For most people in South Africa, all-season tyres, which combine elements of summer and winter tyres and are suitable for the moderate temperatures experienced in most parts of the country. There is only a small segment of the South African population that needs to consider seasonal tyres, and even among that group, there will be a smaller proportion that can afford multiple sets of tyres, have space to store these different types of tyres and have the ability to change tyres at home. For everyone else in South Africa, all-season tyres are perfectly suitable.
Tyres by Usage
The ways and locations in which you use your car can also have an impact on what kind of tyres you should buy. If you regularly drive off-road on sand, dirt, mud, rocks or gravel, you may want to buy a tyre with increased traction. If you stick to city driving on paved roads, it makes better sense to select tyres designed for those conditions. The best tyres for city driving offer a short braking distance, low rolling resistance and durability. The last two considerations are related to finances. Low rolling resistance is related to fuel economy, meaning you can spend less money on petrol in the long run, and durability allows the tyres to stand up to the wear and tear associated with city driving, meaning you will have to replace your tyres less frequently. This saves money in the long term. If you do most of your driving on high-speed motorways, try to select tyres with good high-speed braking distance.

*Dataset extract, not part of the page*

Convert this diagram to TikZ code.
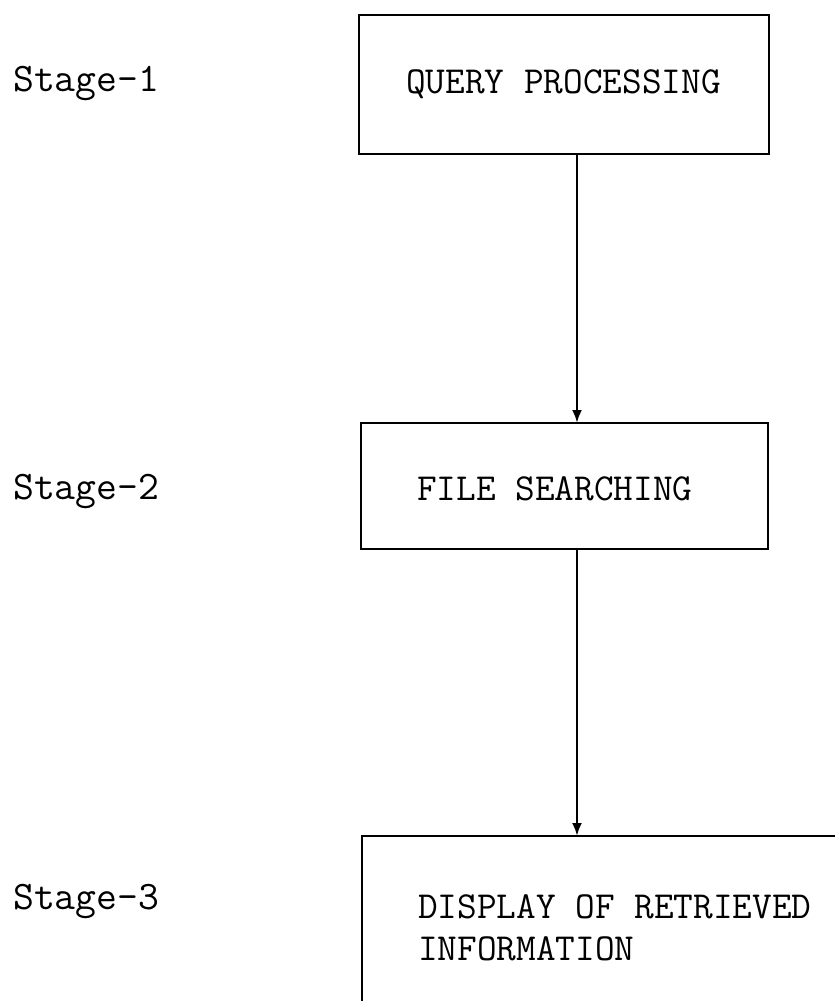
\documentclass[tikz,border=0pt]{standalone}
\usetikzlibrary{arrows.meta}
\begin{document}
\begin{tikzpicture}[x=1pt,y=1pt,
  boxstyle/.style={draw=black,line width=2.8pt,inner sep=0pt,outer sep=0pt},
  boxtext/.style={inner sep=0pt,anchor=base west,font=\ttfamily\fontsize{38.2}{44}\selectfont},
  stagetext/.style={inner sep=0pt,anchor=base west,font=\ttfamily\fontsize{40.5}{46}\selectfont},
  flow/.style={line width=2.5pt,-{Latex[length=13pt,width=10pt]}}]
\useasboundingbox (0,0) rectangle (835,-1001);
\begin{scope}
\clip (0,0) rectangle (835,-1001);
\node[boxstyle,minimum width=410pt,minimum height=139pt,anchor=north west] (b1) at (359,-15) {};
\node[boxstyle,minimum width=407pt,minimum height=126pt,anchor=north west] (b2) at (361,-423) {};
\node[boxstyle,minimum width=600pt,minimum height=300pt,anchor=north west] (b3) at (362,-836) {};
\end{scope}
\node[boxtext] (t1) at (406,-93) {QUERY PROCESSING};
\node[boxtext] (t2) at (417,-500) {FILE SEARCHING};
\node[boxtext] (t3a) at (418,-918) {DISPLAY OF RETRIEVED};
\node[boxtext] (t3b) at (418,-960) {INFORMATION};
\node[stagetext] (s1) at (13,-91) {Stage-1};
\node[stagetext] (s2) at (13,-499) {Stage-2};
\node[stagetext] (s3) at (13,-909) {Stage-3};
\coordinate (a1) at (577,-154);
\coordinate (a2) at (577,-549);
\draw[flow] (a1) -- (a1 |- b2.north);
\draw[flow] (a2) -- (a2 |- b3.north);
\end{tikzpicture}
\end{document}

Car manufacturers carefully select standard tyres for each model car they make. This means that each manufacturer names an optimal tyre size for every car. If you are the first owner of your car or you know that the previous owner never replaced the tyres, you should be able to read information printed on the sidewall of the tyre. This will tell you the tyres' dimensions, allowing you to use that information to purchase identically sized new tyres. Some car owners choose to put larger tyres on their cars, but in general, this is not advisable. There are a variety of concerns related to tyre size, including fuel efficiency, safety and the overall health of the car's frame and components. Going with the original equipment size is the best idea.
Tyres by Vehicle Type
Sometimes, the type of vehicle you drive affects the kind of tyres you should use. For example, 4x4 vehicles typically need to have a matching set of four identical tyres, while two-wheel-drive cars can have two different sets of tyres, with identical tyres on each axle. Drivers who own sports cars may want to get specific tyres that help these light cars grip the road, increasing traction and safety.
Though there are a lot of tyres from which to choose, if the tyres that came with your car are working for you, there may be no need to switch to a new type of tyre. Make sure you get your tyres checked regularly, and have them rotated and replaced as needed. If you end up moving to a new location with a drastically different climate, it may make sense to get some seasonal tyres. In South Africa, though, chances are slim that seasonal tyres will end up being a practical choice. Sticking with the manufacturer-selected all-season tyres for your specific vehicle is usually a good idea.